3 ASX stocks you’d love to buy, but shouldn’t

The direction of the stock market has been easy to predict over the past year or so. Fueled by large gains in large-cap stocks like QBE Insurance (ASX: QBE) and Amcor (ASX: AMC), the S&P/ASX 200 has jumped 20%.

Dart-throwing monkeys have made money in this market. Even I have. I suspect you have too, and hopefully lots of it. This rising tide has lifted all boats.

Enjoy it whilst you can, for the stock market is rarely in such a hospitable mood. It won’t always be this easy to make such good money.

Climbing The Wall

They say the stock market climbs a wall of worry. There are always reasons as to why it might crash. Today, we can point to the rising unemployment, a budget deficit, and the ongoing concerns about the Chinese economy. And that’s just for starters.

Yet the market continues on its inexorable upward trajectory. Whilst we are naturally fearful of the next crash, history tells us crashes are few and far between. Experience tells us crashes are almost impossible to predict.

If you live your life being worried about the next stock market crash, you likely will never be a truly successful investor.

You’ll constantly be sitting on the sidelines, waiting, waiting, and waiting. And when the right moment does come along, moments like we had last year, and the year before, and the year before, you’ll inevitably sit on your hands, waiting for the market to fall even further.

Companies You’d Love To Buy, But Shouldn’t

All that said, it always pays to be a cautious investor. The best way to do that is to concentrate on buying good companies at cheap prices. Sadly, it’s easier said than done, because good companies usually trade at premium prices. For example…

Domino’s Pizza (ASX: DMP)

InvoCare (ASX: IVC)

CSL Limited (ASX: CSL)

You can pay up and buy companies like these, but beware you’ll have a relatively low margin of safety should things go wrong, either with the economy or the individual company. In effect, a lot of future growth is already priced into the share prices of these quality companies.

3 Companies You Can Buy Today

But investors shouldn’t despair, for there are still a number of decent companies trading at fair prices. For example…

Macquarie Group (ASX: MQG)

Telstra (ASX: TLS)

Myer (ASX: MYR)

Investing in these large, somewhat boring stalwarts is not going to turn you into an instant millionaire, but in an uncertain economy and potentially rocky stock market, they should stand you in good stead.

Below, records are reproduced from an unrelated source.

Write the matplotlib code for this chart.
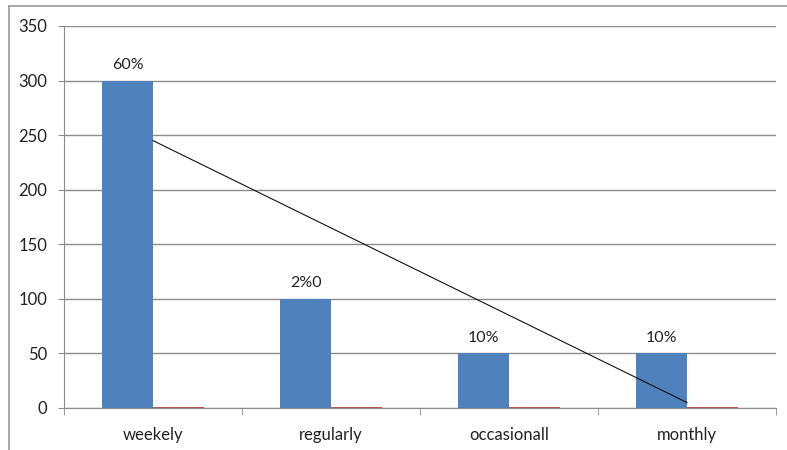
import numpy as np
import matplotlib.pyplot as plt
from matplotlib.lines import Line2D

plt.rcParams['font.family'] = ['Lato', 'DejaVu Sans']

categories = ['weekely', 'regularly', 'occasionall', 'monthly']
counts = [300, 100, 50, 50]
second = [1, 1, 1, 1]
bar_labels = ['60%', '2%0', '10%', '10%']

blue = '#4F81BD'
red = '#C0504D'
grid = '#8C8C8C'

fig = plt.figure(figsize=(7.87, 4.5), dpi=100)
ax = fig.add_axes([64 / 787, 1 - 408 / 450, 712 / 787, 382 / 450])

x = np.arange(len(categories))
w = 1 / 3.5
b1 = ax.bar(x - w / 2, counts, w, color=blue, zorder=2)
ax.bar(x + w / 2, second, w, color=red, zorder=2)

for rect, lab in zip(b1, bar_labels):
    ax.text(rect.get_x() + rect.get_width() / 2, rect.get_height() + 8, lab,
            ha='center', va='bottom', fontsize=11.5, color='#222222')

# linear trendline through the blue series
k, c = np.polyfit(x, counts, 1)
ax.plot([x[0], x[-1]], [k * x[0] + c, k * x[-1] + c], color='#111111', lw=0.8, zorder=3)

ax.set_xlim(-0.5, len(categories) - 0.5)
ax.set_ylim(0, 350)
ax.set_yticks(range(0, 351, 50))
ax.yaxis.grid(True, color=grid, lw=1)
ax.set_axisbelow(True)

ax.set_xticks(x)
ax.set_xticklabels(categories)
ax.set_xticks(np.arange(-0.5, len(categories)), minor=True)
ax.tick_params(axis='x', which='major', length=0, pad=14, labelsize=12, labelcolor='#222222')
ax.tick_params(axis='x', which='minor', length=5, color=grid)
ax.tick_params(axis='y', length=4, color=grid, pad=8, labelsize=12, labelcolor='#222222')

for s in ['top', 'right']:
    ax.spines[s].set_visible(False)
for s in ['left', 'bottom']:
    ax.spines[s].set_color(grid)

# outer chart frame
fig.add_artist(Line2D([9 / 787, 1], [1 - 6 / 450, 1 - 6 / 450], color='#999999', lw=1.2,
                      transform=fig.transFigure))
fig.add_artist(Line2D([9 / 787, 9 / 787], [0, 1 - 6 / 450], color='#999999', lw=1.2,
                      transform=fig.transFigure))

fig.savefig('out.png', dpi=100)
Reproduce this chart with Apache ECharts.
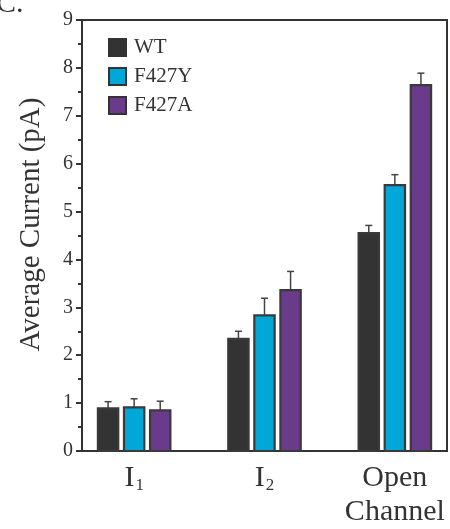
<!DOCTYPE html>
<html>
<head>
<meta charset="utf-8">
<script src="https://cdn.jsdelivr.net/npm/echarts@6/dist/echarts.min.js"></script>
<style>
  html, body { margin: 0; padding: 0; background: #fff; }
  #container { width: 450px; height: 529px; }
</style>
</head>
<body>
<div id="container"></div>
<script>
    // categories on the x axis
    var categories = ['I1', 'I2', 'Open Channel'];
    // series names
    var names = ['WT', 'F427Y', 'F427A'];
    // average current (pA) and upper error of each bar
    var wt = [0.89, 2.34, 4.55];
    var wt_err = [0.14, 0.16, 0.16];
    var f427y = [0.91, 2.83, 5.55];
    var f427y_err = [0.18, 0.36, 0.22];
    var f427a = [0.85, 3.36, 7.64];
    var f427a_err = [0.19, 0.39, 0.25];
    var y_ticks = [0, 1, 2, 3, 4, 5, 6, 7, 8, 9];

    var colors = ['#333333', '#00a7d7', '#6a3a8b'];
    var offsets = [-0.2, 0, 0.2];
    var font = '"Liberation Serif", "DejaVu Serif", serif';

    function Make_Series(k, vals, errs)
    {
        var data = [];
        for (var i = 0; i < vals.length; i++)
            data.push([i, vals[i], vals[i] + errs[i]]);
        return {
            type: 'custom',
            name: names[k],
            data: data,
            itemStyle: { color: colors[k] },
            encode: { x: 0, y: [1, 2] },
            renderItem: function (params, api) {
                var x = api.value(0) + offsets[k];
                var left = api.coord([x - 0.078, 0]);
                var right = api.coord([x + 0.078, 0]);
                var top = api.coord([x, api.value(1)]);
                var err = api.coord([x, api.value(2)]);
                var cx = (left[0] + right[0]) / 2;
                return {
                    type: 'group',
                    children: [
                        {
                            type: 'line',
                            shape: { x1: cx, y1: top[1], x2: cx, y2: err[1] },
                            style: { stroke: '#444', lineWidth: 1.5 }
                        },
                        {
                            type: 'line',
                            shape: { x1: cx - 3.5, y1: err[1], x2: cx + 3.5, y2: err[1] },
                            style: { stroke: '#444', lineWidth: 1.5 }
                        },
                        {
                            type: 'rect',
                            shape: { x: left[0], y: top[1], width: right[0] - left[0], height: left[1] - top[1] },
                            style: { fill: colors[k], stroke: '#3a3a3a', lineWidth: 2.2 }
                        }
                    ]
                };
            }
        };
    }

    var myChart = echarts.init(document.getElementById('container'));
    myChart.setOption({
        animation: false,
        grid: {
            left: 82, right: 3, top: 20, bottom: 73,
            show: true, borderColor: '#333', borderWidth: 2, backgroundColor: 'transparent'
        },
        legend: {
            orient: 'vertical',
            left: 103, top: 32,
            itemWidth: 17, itemHeight: 17,
            itemGap: 8,
            icon: 'rect',
            textStyle: { fontFamily: font, fontSize: 21, color: '#333', padding: [0, 0, 0, 3] },
            data: names.map(function (n, k) {
                return { name: n, itemStyle: { color: colors[k], borderColor: '#333', borderWidth: 2 } };
            })
        },
        xAxis: {
            type: 'value',
            min: -0.4, max: 2.4, interval: 0.2,
            splitLine: { show: false },
            axisTick: { show: false },
            axisLine: { show: true, onZero: false, lineStyle: { color: '#333', width: 2 } },
            axisLabel: {
                showMinLabel: true, showMaxLabel: true,
                margin: 10,
                lineHeight: 34,
                fontFamily: font, fontSize: 30, color: '#333',
                formatter: function (v) {
                    if (Math.abs(v - Math.round(v)) > 1e-6) return '';
                    var i = Math.round(v);
                    if (i == 0) return 'I{sub|1}';
                    if (i == 1) return 'I{sub|2}';
                    if (i == 2) return 'Open\nChannel';
                    return '';
                },
                rich: {
                    sub: { fontFamily: font, fontSize: 17, color: '#333', padding: [16, 0, 0, 1] }
                }
            }
        },
        yAxis: {
            type: 'value',
            min: 0, max: 9, interval: 1,
            name: 'Average Current (pA)',
            nameLocation: 'middle',
            nameGap: 36,
            nameTextStyle: { fontFamily: font, fontSize: 29, color: '#333', padding: [0, 0, 0, 22] },
            splitLine: { show: false },
            axisLine: { show: true, onZero: false, lineStyle: { color: '#333', width: 2 } },
            axisTick: { show: true, inside: false, length: 6, lineStyle: { color: '#333', width: 2 } },
            minorTick: { show: true, splitNumber: 2, length: 4, lineStyle: { color: '#333', width: 2 } },
            axisLabel: {
                margin: 9,
                fontFamily: font, fontSize: 20, color: '#333',
                formatter: function (v) { return y_ticks.indexOf(v) >= 0 ? String(v) : ''; }
            }
        },
        graphic: [
            {
                type: 'text',
                left: -4, top: -11,
                style: { text: 'C.', font: '30px ' + font, fill: '#333' }
            }
        ],
        series: [
            Make_Series(0, wt, wt_err),
            Make_Series(1, f427y, f427y_err),
            Make_Series(2, f427a, f427a_err)
        ]
    });
</script>
</body>
</html>
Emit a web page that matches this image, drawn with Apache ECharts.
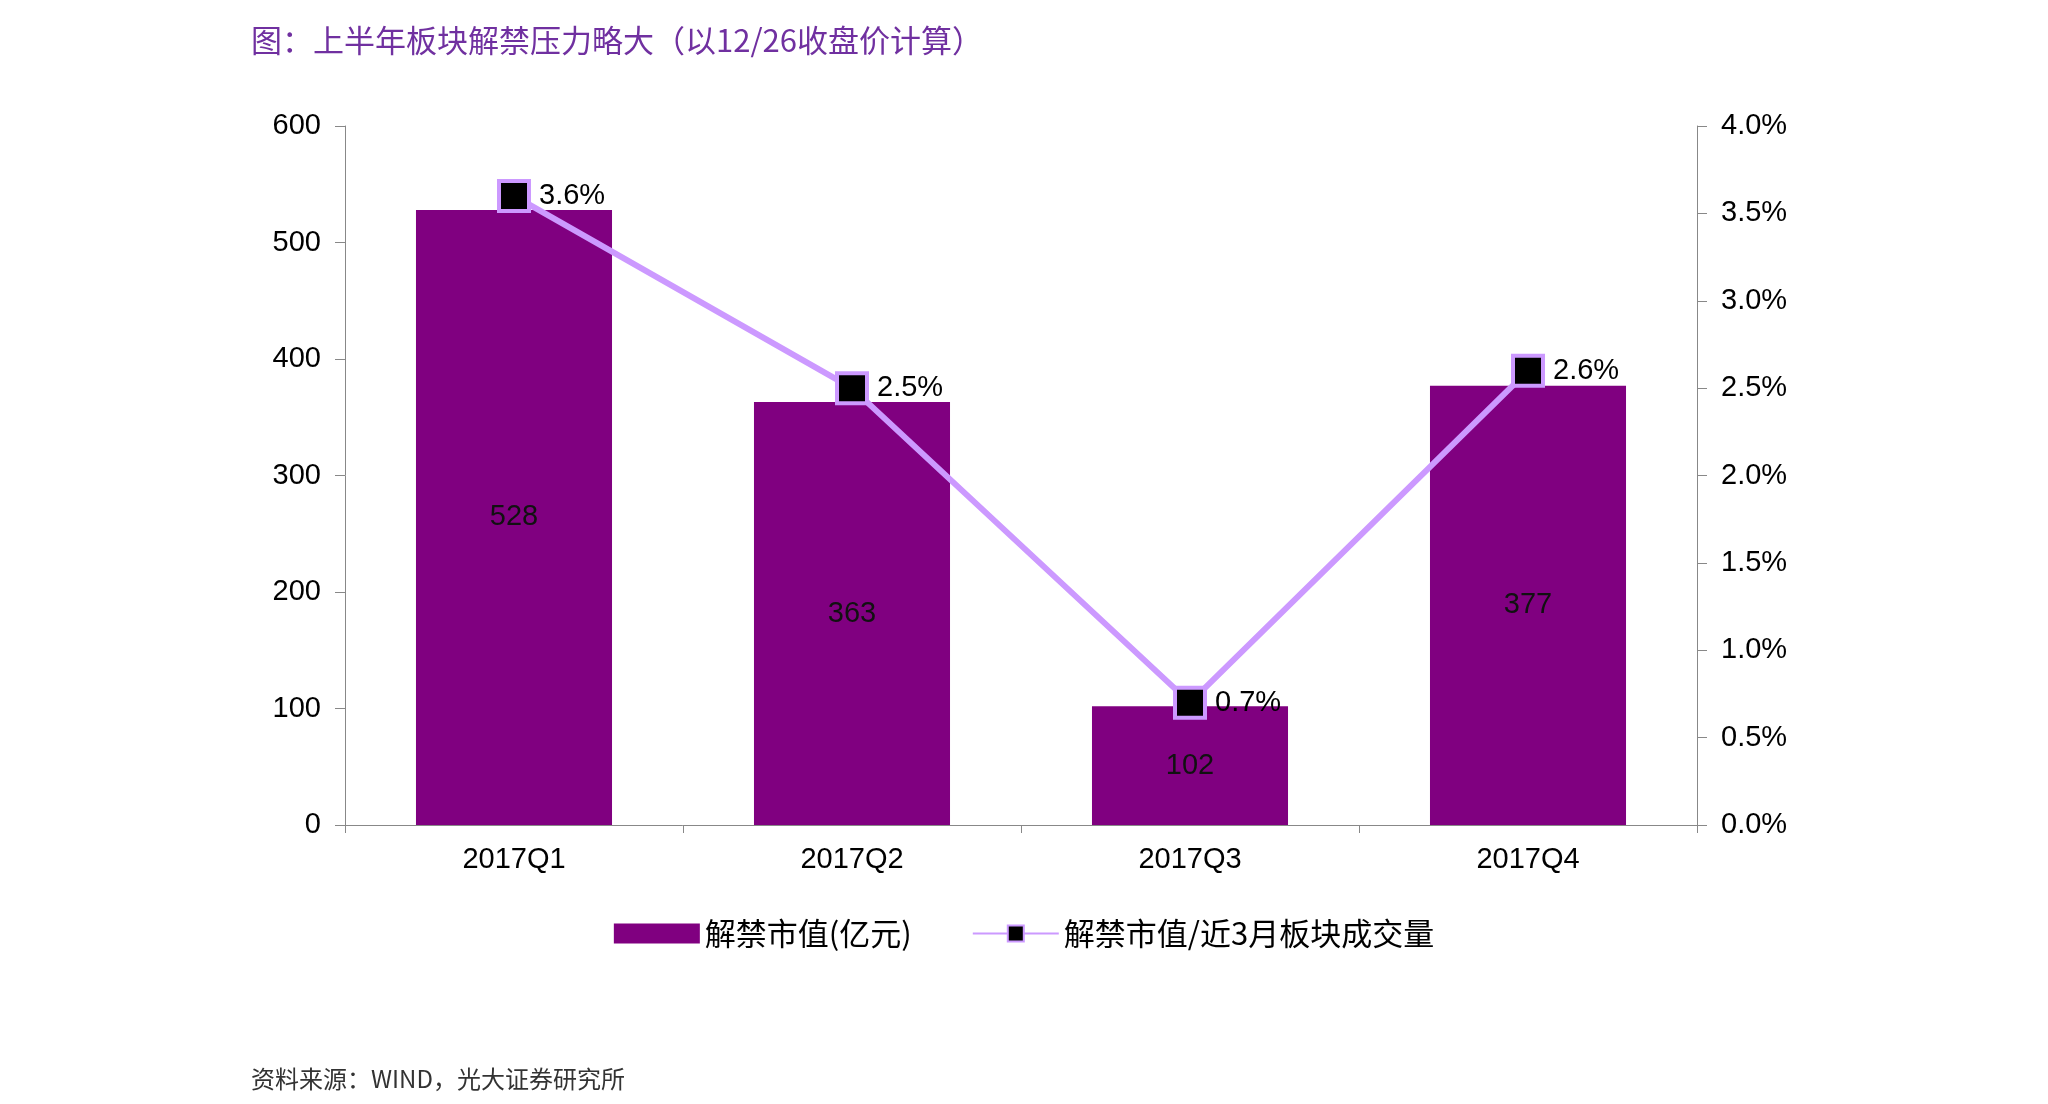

The icing on the cake are the juicy dividend yields on offer, particularly with Telstra and Myer. Those sorts of returns, albeit with a higher level of risk, knock the socks off the 2.5% on offer for savings accounts.

No Risk, No Reward

There are never any guarantees when it comes to investing. Your best laid plans can and will come awry. But if you concentrate on getting the basics right, you should be able to generate positive returns over the long-term.